Rows from a dataset:

[BEGIN]

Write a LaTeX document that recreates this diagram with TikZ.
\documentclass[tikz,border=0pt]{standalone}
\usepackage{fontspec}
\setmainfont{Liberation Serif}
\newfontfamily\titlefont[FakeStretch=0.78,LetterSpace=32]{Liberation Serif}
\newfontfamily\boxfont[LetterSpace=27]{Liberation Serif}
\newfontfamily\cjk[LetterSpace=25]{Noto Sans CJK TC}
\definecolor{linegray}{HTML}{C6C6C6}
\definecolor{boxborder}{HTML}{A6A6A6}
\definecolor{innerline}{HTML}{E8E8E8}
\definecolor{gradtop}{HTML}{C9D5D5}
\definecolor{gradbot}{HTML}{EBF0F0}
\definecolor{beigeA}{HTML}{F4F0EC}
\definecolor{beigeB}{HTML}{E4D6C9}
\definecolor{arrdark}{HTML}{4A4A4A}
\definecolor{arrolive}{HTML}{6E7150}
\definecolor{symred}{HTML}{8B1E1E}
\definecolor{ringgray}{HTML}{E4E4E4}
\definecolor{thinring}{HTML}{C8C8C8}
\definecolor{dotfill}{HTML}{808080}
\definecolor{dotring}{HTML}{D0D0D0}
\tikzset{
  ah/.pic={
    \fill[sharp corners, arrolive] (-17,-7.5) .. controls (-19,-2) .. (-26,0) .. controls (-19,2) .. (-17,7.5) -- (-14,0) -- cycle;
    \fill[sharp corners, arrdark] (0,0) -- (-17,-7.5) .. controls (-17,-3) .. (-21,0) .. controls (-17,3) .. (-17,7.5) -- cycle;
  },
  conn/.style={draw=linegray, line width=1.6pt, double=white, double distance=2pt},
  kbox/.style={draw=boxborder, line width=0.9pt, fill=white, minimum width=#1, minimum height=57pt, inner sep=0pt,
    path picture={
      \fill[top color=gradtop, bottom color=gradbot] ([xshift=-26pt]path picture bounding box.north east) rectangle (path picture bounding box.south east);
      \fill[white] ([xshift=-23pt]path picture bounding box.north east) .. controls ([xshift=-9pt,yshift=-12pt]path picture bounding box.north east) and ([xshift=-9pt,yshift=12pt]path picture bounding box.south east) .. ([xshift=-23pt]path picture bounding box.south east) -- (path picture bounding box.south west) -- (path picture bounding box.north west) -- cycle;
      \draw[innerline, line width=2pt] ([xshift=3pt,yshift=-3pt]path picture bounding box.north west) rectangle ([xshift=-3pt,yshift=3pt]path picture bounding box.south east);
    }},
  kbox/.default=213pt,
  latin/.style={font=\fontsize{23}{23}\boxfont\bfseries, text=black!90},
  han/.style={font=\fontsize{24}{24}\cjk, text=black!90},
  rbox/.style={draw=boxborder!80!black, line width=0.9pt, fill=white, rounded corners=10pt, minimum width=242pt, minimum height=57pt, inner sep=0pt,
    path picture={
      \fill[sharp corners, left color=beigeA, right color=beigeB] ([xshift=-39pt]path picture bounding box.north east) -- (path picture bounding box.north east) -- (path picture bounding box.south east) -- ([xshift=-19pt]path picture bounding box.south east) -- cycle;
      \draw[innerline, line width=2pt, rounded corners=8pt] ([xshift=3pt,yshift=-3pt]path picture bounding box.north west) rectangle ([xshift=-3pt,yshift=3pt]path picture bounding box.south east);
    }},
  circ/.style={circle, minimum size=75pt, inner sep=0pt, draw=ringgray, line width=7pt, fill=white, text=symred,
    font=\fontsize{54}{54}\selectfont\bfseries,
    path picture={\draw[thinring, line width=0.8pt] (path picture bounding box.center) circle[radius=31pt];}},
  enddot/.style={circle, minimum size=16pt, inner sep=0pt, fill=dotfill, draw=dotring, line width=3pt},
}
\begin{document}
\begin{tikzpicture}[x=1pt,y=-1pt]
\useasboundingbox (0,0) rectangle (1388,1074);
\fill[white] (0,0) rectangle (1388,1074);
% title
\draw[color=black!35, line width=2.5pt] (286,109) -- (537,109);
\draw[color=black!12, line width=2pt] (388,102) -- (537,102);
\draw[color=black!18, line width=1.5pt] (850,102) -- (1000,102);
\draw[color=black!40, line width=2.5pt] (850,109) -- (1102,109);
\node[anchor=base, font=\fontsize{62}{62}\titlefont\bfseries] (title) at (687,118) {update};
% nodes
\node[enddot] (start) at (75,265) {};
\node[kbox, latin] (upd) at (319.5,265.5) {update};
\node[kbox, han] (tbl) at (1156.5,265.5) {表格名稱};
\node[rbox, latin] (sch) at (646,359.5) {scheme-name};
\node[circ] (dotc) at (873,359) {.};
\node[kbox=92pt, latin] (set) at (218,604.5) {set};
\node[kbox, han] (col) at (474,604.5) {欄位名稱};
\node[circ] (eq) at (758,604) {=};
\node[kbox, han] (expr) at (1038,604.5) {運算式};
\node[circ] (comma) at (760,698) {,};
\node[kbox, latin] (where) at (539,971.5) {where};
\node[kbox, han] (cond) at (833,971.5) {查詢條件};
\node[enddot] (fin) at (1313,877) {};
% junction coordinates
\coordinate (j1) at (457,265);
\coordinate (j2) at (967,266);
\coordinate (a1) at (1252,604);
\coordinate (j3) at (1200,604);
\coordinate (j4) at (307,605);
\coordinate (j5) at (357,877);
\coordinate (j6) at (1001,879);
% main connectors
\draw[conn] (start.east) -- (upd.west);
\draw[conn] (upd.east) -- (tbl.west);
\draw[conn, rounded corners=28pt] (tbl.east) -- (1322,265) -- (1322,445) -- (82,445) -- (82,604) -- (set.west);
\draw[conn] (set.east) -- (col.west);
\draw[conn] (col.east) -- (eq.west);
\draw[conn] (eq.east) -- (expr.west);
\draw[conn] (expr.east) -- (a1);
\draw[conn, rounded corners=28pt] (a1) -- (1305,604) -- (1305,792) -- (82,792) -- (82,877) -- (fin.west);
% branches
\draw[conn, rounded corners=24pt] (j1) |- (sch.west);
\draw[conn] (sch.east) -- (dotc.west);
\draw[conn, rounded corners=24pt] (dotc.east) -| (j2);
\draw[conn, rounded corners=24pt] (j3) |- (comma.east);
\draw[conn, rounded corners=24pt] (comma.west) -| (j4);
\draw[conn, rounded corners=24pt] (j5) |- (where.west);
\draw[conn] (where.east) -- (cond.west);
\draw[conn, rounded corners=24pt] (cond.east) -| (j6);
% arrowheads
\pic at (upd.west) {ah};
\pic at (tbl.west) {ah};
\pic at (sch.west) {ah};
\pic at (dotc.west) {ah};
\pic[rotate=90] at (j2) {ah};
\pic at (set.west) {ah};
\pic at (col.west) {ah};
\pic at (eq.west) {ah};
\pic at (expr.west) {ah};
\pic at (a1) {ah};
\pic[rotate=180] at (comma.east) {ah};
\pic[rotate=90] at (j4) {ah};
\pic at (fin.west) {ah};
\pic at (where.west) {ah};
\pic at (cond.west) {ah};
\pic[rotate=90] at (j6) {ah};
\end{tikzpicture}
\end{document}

[END]
[BEGIN]

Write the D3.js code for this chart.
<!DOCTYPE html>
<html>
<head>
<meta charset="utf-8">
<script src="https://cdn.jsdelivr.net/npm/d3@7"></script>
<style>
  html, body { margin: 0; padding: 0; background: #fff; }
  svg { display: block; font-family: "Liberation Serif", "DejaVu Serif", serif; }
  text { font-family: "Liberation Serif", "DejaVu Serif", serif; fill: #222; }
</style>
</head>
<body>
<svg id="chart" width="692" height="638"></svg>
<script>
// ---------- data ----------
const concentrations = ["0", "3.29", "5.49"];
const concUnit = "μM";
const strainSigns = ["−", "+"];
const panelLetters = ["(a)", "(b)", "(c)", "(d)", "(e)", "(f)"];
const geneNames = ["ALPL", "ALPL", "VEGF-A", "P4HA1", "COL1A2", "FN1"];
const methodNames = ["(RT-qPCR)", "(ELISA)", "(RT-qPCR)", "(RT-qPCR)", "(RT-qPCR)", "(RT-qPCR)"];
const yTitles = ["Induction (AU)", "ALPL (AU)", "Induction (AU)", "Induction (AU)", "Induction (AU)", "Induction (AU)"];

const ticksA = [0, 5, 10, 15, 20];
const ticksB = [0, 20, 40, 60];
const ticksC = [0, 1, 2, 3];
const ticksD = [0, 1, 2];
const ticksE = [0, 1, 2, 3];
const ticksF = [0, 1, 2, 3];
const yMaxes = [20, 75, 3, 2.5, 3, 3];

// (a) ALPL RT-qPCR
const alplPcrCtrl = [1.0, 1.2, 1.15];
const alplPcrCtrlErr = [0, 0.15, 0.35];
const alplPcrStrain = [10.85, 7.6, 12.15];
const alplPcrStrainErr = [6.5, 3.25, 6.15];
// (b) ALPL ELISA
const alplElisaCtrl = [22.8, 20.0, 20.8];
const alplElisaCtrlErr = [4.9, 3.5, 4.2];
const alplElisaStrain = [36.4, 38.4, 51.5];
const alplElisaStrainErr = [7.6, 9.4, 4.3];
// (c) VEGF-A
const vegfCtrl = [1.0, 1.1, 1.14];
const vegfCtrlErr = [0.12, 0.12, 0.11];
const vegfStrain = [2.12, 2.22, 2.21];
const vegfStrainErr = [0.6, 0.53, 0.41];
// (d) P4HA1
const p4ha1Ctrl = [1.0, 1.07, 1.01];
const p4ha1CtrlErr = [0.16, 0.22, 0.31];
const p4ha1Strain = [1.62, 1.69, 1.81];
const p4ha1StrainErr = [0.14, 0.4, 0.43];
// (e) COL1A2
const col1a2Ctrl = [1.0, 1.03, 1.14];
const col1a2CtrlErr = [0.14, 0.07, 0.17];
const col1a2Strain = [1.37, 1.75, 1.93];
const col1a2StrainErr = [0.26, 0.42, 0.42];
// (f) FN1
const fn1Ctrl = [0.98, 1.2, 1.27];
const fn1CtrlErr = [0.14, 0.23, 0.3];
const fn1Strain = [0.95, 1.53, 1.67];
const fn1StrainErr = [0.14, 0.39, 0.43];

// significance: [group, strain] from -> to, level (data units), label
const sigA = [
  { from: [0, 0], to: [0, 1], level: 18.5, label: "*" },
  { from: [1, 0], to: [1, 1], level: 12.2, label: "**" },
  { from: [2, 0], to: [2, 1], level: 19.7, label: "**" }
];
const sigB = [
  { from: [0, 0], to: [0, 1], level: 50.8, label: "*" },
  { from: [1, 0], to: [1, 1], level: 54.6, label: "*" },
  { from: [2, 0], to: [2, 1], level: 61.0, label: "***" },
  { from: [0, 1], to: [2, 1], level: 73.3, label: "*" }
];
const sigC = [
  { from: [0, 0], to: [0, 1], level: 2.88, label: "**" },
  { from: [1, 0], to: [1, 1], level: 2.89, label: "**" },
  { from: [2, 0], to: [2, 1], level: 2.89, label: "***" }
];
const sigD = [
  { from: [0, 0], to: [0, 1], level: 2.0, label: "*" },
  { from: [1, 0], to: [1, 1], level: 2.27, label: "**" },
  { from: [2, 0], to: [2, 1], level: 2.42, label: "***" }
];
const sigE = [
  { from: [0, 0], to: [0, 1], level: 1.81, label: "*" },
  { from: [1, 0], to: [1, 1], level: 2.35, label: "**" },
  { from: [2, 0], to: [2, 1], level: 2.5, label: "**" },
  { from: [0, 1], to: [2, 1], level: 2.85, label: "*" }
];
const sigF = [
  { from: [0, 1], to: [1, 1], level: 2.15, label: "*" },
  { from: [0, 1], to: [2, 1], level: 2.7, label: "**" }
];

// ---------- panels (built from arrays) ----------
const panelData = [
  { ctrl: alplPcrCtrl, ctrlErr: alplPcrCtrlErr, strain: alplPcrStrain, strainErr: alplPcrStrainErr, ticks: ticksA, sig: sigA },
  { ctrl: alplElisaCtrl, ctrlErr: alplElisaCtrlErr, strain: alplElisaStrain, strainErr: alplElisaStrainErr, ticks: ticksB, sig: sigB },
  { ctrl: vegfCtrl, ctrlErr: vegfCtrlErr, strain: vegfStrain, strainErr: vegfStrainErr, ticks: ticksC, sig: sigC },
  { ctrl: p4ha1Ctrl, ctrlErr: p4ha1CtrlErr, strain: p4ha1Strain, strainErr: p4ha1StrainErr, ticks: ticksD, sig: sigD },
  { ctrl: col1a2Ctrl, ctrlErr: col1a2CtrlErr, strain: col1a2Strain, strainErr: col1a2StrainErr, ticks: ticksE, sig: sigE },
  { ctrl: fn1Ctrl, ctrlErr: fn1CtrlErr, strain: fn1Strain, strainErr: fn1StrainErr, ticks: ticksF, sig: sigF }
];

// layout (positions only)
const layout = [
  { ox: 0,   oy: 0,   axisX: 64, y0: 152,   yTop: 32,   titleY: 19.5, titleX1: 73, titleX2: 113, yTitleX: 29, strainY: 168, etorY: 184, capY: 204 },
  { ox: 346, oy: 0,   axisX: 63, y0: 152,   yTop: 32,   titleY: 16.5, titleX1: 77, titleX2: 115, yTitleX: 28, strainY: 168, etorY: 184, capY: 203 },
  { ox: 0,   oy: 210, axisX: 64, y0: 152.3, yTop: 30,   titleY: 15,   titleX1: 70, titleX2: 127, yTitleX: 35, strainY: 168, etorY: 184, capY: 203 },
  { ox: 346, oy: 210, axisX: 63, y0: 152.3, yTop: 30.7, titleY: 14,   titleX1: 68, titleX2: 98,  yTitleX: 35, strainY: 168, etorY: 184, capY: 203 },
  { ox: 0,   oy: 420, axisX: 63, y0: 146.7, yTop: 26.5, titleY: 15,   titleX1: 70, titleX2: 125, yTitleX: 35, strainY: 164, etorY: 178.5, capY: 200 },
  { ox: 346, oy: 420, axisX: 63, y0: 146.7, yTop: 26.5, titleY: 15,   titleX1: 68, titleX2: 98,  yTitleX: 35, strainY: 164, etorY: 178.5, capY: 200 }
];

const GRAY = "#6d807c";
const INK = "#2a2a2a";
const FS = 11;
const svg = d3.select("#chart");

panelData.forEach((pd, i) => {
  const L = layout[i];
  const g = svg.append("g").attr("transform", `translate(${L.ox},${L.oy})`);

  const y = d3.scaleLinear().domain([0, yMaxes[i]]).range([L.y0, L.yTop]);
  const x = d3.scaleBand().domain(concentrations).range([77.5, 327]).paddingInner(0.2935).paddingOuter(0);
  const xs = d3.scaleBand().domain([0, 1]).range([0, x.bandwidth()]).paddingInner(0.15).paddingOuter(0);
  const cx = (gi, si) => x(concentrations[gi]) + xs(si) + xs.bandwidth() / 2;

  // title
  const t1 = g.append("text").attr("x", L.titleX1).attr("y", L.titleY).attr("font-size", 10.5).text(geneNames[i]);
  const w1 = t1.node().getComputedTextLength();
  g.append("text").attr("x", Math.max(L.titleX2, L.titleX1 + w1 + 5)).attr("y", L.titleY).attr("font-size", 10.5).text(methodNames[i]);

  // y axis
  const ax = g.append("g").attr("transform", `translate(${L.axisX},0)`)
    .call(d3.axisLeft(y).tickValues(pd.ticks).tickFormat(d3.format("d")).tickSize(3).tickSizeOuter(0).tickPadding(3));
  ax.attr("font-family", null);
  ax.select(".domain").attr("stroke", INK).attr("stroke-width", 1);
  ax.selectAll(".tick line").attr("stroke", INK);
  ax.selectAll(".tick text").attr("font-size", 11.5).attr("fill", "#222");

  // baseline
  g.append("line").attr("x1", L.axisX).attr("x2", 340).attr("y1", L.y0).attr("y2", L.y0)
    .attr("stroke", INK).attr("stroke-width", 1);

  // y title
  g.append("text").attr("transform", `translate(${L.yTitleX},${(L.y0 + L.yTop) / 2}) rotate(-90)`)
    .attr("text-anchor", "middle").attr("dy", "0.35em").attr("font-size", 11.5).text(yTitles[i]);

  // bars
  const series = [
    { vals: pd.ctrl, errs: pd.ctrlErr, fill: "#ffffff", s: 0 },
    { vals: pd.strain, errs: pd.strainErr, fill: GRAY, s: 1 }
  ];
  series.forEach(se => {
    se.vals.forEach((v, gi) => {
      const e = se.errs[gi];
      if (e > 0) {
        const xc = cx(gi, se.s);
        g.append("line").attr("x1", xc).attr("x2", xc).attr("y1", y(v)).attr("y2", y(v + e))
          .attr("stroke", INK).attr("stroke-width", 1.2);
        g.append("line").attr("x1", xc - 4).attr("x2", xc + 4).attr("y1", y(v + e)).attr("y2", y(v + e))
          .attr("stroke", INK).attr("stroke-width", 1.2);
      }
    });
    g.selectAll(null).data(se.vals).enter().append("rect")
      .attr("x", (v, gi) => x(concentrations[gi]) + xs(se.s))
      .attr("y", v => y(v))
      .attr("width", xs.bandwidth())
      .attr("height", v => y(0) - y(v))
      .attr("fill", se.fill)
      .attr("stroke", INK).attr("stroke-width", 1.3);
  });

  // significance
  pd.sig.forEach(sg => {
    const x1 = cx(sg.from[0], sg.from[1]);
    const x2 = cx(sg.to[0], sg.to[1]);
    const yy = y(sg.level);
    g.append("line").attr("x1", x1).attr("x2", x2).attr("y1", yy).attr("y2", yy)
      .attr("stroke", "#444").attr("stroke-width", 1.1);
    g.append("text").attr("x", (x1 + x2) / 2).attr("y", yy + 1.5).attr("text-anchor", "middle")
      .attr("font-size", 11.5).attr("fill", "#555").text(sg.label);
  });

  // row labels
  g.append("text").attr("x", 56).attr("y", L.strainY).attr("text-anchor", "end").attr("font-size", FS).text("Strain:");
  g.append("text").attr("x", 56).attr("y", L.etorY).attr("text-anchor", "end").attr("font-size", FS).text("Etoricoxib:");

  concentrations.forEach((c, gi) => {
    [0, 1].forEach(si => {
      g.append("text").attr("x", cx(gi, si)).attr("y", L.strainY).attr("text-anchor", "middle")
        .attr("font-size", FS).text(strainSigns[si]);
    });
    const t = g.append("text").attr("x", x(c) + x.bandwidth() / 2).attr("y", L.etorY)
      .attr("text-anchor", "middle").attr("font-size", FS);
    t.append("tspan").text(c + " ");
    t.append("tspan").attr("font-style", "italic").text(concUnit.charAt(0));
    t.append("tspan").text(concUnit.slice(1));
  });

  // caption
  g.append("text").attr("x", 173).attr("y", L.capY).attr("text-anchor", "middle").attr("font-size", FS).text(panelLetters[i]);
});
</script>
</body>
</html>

[END]

▶ _SET TASK_: Retype the entries above exactly, but only from the line containing "Write the D3.js code for this chart." through the line containing "const yMaxes = [20, 75, 3, 2.5, 3, 3];", both included.

▶ _WRITTEN SOLUTION_:
Write the D3.js code for this chart.
<!DOCTYPE html>
<html>
<head>
<meta charset="utf-8">
<script src="https://cdn.jsdelivr.net/npm/d3@7"></script>
<style>
  html, body { margin: 0; padding: 0; background: #fff; }
  svg { display: block; font-family: "Liberation Serif", "DejaVu Serif", serif; }
  text { font-family: "Liberation Serif", "DejaVu Serif", serif; fill: #222; }
</style>
</head>
<body>
<svg id="chart" width="692" height="638"></svg>
<script>
// ---------- data ----------
const concentrations = ["0", "3.29", "5.49"];
const concUnit = "μM";
const strainSigns = ["−", "+"];
const panelLetters = ["(a)", "(b)", "(c)", "(d)", "(e)", "(f)"];
const geneNames = ["ALPL", "ALPL", "VEGF-A", "P4HA1", "COL1A2", "FN1"];
const methodNames = ["(RT-qPCR)", "(ELISA)", "(RT-qPCR)", "(RT-qPCR)", "(RT-qPCR)", "(RT-qPCR)"];
const yTitles = ["Induction (AU)", "ALPL (AU)", "Induction (AU)", "Induction (AU)", "Induction (AU)", "Induction (AU)"];

const ticksA = [0, 5, 10, 15, 20];
const ticksB = [0, 20, 40, 60];
const ticksC = [0, 1, 2, 3];
const ticksD = [0, 1, 2];
const ticksE = [0, 1, 2, 3];
const ticksF = [0, 1, 2, 3];
const yMaxes = [20, 75, 3, 2.5, 3, 3];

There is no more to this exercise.